# Metal Lathe Accessories



## cfellows (Nov 13, 2007)

Carrying Rake60's theme a little further, let's see pictures of various attachments, fixtures, and accessories you've made for your metal lathe.

I'll start with a few of my own.  More to come:























More as I find'em
Chuck


----------



## Bogstandard (Nov 13, 2007)

Nice bits there Chuck.
Being bone idle and liking to make more than one use for a tool, I made something similar to your ball turner, but I made it so that I could fit my boring head instead. I must admit that by presenting the tool to the job the way this design does makes for very easy cutting, and a good finish.

John


----------



## Mcgyver (Nov 14, 2007)

i like that style of radius cutter.  I needed to do a bunch of small radius radius groove to a 1/2 radius depth, made a tangential style cutter, but the up and over style would have been superior.  When i get around to making one, I'll borrow the boring head from the mill


----------



## DICKEYBIRD (Nov 15, 2007)

Hey Chuck, can you describe how you use the ball-turner?  IE: Set the tool to the desired radius and then swing the handle back & forth 180 deg. at one setting or do you set the tool higher for the 1st cut and then lower on each pass thereafter.

Milton


----------



## Cedge (Nov 16, 2007)

Milton
Since the tool works "over the top" of the chucked metal, you set the radius and centerline, then work your way in to the end of the work piece. It takes a few passes to get corners rounded and the tool moved to the end of the work piece. Once the tool strikes the end of the metal you can begin cutting the back side of the curve.

When the tool has advanced to the end of the work piece, you have a hemisphere of the specified radius. Its only a matter of working over the"hump" to finish cutting the other half of the sphere.

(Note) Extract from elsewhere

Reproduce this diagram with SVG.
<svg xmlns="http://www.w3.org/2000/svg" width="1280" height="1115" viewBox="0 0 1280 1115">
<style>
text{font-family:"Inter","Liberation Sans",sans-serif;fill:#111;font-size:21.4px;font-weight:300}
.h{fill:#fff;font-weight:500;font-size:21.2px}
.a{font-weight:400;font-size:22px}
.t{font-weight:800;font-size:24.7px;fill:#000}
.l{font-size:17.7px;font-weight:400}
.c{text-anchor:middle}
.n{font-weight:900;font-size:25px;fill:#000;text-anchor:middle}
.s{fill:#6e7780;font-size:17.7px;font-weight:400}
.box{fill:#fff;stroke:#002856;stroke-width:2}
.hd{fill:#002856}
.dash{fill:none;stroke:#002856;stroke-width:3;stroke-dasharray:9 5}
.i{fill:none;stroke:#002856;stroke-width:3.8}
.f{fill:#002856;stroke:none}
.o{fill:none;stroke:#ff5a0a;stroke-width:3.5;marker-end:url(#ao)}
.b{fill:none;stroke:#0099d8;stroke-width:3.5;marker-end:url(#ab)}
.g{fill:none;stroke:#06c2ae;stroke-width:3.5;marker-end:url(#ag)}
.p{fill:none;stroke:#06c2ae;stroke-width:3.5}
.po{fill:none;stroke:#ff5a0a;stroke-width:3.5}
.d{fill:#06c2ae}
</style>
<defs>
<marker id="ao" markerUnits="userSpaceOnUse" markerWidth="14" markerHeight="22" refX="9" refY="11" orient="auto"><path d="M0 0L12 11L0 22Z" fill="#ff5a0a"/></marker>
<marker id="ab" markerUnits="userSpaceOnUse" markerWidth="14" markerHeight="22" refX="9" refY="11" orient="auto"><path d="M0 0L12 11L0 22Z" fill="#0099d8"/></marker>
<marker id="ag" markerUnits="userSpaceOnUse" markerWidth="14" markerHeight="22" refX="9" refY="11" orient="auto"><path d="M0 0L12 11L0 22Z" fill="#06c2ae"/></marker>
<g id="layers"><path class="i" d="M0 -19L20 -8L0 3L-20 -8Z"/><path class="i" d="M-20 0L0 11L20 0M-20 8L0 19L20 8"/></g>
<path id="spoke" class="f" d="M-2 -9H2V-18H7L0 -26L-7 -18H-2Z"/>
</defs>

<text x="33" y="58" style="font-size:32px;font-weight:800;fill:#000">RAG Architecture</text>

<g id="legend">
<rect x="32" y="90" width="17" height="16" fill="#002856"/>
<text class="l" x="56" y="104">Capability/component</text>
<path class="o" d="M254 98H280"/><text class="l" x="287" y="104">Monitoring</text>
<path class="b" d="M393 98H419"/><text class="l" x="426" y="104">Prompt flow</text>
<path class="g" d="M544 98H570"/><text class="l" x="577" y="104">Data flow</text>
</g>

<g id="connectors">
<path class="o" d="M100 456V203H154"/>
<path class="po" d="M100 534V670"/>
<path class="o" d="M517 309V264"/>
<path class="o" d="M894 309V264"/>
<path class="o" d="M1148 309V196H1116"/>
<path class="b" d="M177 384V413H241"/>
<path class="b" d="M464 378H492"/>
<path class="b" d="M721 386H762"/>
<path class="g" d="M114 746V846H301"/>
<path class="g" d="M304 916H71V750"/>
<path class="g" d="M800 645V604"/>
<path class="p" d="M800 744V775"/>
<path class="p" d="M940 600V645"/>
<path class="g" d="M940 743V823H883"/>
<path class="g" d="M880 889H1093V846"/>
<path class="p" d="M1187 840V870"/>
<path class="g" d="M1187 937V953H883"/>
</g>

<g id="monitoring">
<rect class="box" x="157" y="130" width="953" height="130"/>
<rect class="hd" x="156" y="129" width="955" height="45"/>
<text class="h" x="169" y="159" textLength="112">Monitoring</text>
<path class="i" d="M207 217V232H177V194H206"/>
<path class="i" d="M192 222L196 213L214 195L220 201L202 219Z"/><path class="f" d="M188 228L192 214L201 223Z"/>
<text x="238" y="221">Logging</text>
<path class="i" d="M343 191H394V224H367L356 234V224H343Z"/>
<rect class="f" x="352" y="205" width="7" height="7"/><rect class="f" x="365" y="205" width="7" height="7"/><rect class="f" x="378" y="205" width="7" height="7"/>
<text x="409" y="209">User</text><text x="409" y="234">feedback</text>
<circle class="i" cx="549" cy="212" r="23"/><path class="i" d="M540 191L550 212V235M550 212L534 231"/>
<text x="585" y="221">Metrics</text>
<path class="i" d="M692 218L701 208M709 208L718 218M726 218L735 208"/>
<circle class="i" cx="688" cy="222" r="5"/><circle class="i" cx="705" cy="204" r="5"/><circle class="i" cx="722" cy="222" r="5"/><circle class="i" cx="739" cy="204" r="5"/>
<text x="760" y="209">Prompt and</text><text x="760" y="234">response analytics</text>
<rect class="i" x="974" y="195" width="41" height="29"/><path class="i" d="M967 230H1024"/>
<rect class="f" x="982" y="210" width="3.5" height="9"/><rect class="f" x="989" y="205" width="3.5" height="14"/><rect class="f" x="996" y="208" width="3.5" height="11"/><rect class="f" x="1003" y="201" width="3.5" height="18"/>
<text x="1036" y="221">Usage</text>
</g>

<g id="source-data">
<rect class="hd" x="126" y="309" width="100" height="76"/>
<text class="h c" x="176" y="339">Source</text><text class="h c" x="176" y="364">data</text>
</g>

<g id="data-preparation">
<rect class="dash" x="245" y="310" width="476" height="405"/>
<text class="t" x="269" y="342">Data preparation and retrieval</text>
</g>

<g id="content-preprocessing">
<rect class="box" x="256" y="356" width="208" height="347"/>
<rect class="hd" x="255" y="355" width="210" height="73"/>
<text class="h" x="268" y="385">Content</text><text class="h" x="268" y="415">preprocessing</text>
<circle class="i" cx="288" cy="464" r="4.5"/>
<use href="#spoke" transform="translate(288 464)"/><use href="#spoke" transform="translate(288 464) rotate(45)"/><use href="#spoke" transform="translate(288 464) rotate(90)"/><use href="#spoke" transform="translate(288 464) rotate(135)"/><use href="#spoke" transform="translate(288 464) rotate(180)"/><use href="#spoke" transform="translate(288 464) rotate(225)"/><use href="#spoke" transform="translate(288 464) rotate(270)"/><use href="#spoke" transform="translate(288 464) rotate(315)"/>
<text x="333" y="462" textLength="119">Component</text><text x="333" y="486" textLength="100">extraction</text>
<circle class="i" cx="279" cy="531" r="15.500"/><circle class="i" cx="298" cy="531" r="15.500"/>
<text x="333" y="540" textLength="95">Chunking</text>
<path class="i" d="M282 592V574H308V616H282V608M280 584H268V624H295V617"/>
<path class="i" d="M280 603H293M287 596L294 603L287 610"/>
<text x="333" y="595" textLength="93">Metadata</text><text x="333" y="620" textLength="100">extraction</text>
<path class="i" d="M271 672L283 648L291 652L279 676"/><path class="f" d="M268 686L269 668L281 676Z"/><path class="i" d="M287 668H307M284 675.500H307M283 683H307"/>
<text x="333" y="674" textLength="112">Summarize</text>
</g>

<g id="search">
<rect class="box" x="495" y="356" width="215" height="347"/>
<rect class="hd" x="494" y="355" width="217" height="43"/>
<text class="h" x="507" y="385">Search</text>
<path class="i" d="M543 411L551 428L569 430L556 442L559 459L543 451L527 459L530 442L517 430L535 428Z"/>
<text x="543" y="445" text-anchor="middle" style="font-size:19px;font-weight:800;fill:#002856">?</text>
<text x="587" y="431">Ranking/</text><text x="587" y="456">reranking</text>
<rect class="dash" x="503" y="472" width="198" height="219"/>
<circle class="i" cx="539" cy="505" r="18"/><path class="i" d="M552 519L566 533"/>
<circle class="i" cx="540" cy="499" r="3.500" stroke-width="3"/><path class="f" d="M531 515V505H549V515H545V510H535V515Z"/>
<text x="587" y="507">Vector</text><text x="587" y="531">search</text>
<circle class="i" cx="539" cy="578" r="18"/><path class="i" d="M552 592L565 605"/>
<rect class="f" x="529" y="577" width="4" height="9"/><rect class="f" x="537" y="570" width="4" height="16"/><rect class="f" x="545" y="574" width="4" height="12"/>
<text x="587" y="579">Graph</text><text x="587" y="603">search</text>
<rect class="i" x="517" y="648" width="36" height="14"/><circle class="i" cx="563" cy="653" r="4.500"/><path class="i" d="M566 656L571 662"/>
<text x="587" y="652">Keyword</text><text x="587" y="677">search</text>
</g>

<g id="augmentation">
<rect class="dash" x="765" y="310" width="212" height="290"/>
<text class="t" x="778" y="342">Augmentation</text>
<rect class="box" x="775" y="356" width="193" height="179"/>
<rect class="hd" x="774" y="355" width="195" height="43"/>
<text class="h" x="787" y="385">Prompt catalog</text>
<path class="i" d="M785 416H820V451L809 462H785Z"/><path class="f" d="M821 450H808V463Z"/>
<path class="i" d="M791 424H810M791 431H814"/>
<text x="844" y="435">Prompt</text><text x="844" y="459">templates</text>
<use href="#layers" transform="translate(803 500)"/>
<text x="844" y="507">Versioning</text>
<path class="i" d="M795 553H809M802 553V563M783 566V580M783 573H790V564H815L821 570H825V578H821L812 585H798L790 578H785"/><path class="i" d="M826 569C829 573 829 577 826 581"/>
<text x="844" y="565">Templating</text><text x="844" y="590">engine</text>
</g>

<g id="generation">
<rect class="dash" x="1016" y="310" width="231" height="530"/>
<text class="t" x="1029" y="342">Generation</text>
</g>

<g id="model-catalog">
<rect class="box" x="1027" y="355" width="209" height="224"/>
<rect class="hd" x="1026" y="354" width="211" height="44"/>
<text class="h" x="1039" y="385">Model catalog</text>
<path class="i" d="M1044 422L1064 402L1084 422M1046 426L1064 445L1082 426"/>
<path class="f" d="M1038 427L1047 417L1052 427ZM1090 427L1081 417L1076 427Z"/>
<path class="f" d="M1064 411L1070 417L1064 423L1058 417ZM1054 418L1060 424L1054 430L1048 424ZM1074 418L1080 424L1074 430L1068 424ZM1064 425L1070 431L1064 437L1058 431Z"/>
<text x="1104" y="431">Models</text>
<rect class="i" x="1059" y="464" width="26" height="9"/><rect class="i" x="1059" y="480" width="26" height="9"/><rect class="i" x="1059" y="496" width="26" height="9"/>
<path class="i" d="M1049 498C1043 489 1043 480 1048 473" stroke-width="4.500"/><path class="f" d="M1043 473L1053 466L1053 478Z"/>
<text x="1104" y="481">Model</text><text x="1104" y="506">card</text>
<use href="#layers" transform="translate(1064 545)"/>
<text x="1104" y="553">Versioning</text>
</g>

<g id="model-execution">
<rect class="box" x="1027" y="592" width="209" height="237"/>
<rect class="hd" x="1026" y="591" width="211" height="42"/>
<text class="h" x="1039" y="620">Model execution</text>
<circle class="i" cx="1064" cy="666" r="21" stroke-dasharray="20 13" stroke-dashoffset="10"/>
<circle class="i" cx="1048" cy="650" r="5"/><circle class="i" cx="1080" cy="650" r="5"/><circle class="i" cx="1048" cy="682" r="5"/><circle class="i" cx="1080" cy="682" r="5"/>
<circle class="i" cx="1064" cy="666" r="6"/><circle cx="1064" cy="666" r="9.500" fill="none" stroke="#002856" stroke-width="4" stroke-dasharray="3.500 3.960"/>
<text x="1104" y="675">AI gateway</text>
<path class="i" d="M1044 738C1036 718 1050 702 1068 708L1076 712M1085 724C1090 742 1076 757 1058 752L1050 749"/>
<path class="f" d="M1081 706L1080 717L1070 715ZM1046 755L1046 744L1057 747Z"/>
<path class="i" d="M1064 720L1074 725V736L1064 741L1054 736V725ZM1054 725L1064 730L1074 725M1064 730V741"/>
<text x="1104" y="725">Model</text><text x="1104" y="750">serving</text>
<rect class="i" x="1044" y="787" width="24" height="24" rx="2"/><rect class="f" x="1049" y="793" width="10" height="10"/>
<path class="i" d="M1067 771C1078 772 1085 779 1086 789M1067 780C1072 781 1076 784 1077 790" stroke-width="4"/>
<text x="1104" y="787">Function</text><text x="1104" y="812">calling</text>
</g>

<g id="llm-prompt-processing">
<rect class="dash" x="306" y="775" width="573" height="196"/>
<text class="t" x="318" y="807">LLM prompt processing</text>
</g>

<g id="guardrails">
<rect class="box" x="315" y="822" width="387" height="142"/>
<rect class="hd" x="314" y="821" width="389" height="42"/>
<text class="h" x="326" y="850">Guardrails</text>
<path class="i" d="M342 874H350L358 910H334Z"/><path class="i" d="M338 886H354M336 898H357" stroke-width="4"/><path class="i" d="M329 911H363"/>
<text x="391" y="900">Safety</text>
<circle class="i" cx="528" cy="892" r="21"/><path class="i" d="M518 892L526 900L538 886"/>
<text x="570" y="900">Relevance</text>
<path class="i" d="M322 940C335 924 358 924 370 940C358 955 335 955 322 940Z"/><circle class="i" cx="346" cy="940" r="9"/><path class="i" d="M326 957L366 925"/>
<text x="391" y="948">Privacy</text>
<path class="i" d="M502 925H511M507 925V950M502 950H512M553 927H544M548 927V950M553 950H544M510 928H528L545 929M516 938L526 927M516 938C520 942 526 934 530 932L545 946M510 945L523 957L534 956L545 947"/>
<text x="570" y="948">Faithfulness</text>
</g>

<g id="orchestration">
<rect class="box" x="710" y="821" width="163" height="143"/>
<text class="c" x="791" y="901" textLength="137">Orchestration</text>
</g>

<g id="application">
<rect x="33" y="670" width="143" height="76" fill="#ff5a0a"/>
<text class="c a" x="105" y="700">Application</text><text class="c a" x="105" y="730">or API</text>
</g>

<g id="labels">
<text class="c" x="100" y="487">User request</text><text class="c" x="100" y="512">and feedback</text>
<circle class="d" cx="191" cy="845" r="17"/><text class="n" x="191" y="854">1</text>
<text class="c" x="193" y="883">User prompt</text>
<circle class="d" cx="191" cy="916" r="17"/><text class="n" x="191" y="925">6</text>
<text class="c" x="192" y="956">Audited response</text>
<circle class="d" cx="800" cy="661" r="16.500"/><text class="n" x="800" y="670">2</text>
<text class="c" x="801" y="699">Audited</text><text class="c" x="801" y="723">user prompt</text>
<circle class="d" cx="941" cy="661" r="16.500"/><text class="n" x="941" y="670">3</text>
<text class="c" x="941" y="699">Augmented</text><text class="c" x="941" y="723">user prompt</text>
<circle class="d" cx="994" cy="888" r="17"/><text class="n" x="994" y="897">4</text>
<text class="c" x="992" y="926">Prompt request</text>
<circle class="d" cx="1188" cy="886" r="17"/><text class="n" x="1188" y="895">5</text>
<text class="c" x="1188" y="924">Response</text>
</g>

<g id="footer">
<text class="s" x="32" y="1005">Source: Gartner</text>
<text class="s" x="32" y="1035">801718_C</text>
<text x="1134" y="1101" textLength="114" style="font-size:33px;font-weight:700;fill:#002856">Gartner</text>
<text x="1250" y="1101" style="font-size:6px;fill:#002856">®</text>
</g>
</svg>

I've built a similar, although much simpler version based on the one John "Gadgetbuilder" Moran has on his site. I like the way it cuts, but I've got to revamp my design for a bit more control over setting the radius.

Steve


----------



## DICKEYBIRD (Nov 16, 2007)

Ahh, I see now...thanks.  I built a Bedair/Moran ball-cutter too but made it too small.  Rather than build the same design again, I'd like to try Chuck's tangential style cutter.


----------



## macona (Nov 16, 2007)

Heres a thread on a real neat ball turner. Sized to fit a Logan/South Bend but can be scaled to fit anything. I plan on making one to fit my machine. At the end of the thread is dxf files and jpegs of the plans to make your own:

http://www.practicalmachinist.com/cgi-bin/ubbcgi/ultimatebb.cgi/topic/17/920.html?


----------



## Bogstandard (Nov 16, 2007)

As I said before, I am lazy when it comes to making anything, and if it can be used for another purpose, even better.






This is the bit that was knocked up to do the job.






And this is how it is to do the job.
This is most probably ten years old, covered in grime and has been used so few times the mark out blue is still on it. So really my decision not to make a 'good' one was justified. But it is there if it needs to be used.

John


----------



## macona (Nov 16, 2007)

I was thinking about making one of those as well. I picked up a Criterion head off ebay and I have never used the boring head since I got it. Figure this ought to make it at least useful.


----------



## cfellows (Nov 16, 2007)

Cedge said:
			
		

> Milton
> Since the tool works "over the top" of the chucked metal, you set the radius and centerline, then work your way in to the end of the work piece.



Actually, Steve, I position the tool radially to the work with the centerline of the tool rotation perpendicular to the axial center of the work.  The tip of the tool is positioned on the vertical centerline of the workpiece rotation.  The infeed doesn't change for the duration of the turning.  I start with the radius outside the swing of the work and gradually decrease the radius on each pass.

With this kind of radius turning attachment, you can turn concave as well as convex profiles, and the center of the radius turned does not have to be coincident with the center of the workpiece.

Chuck


----------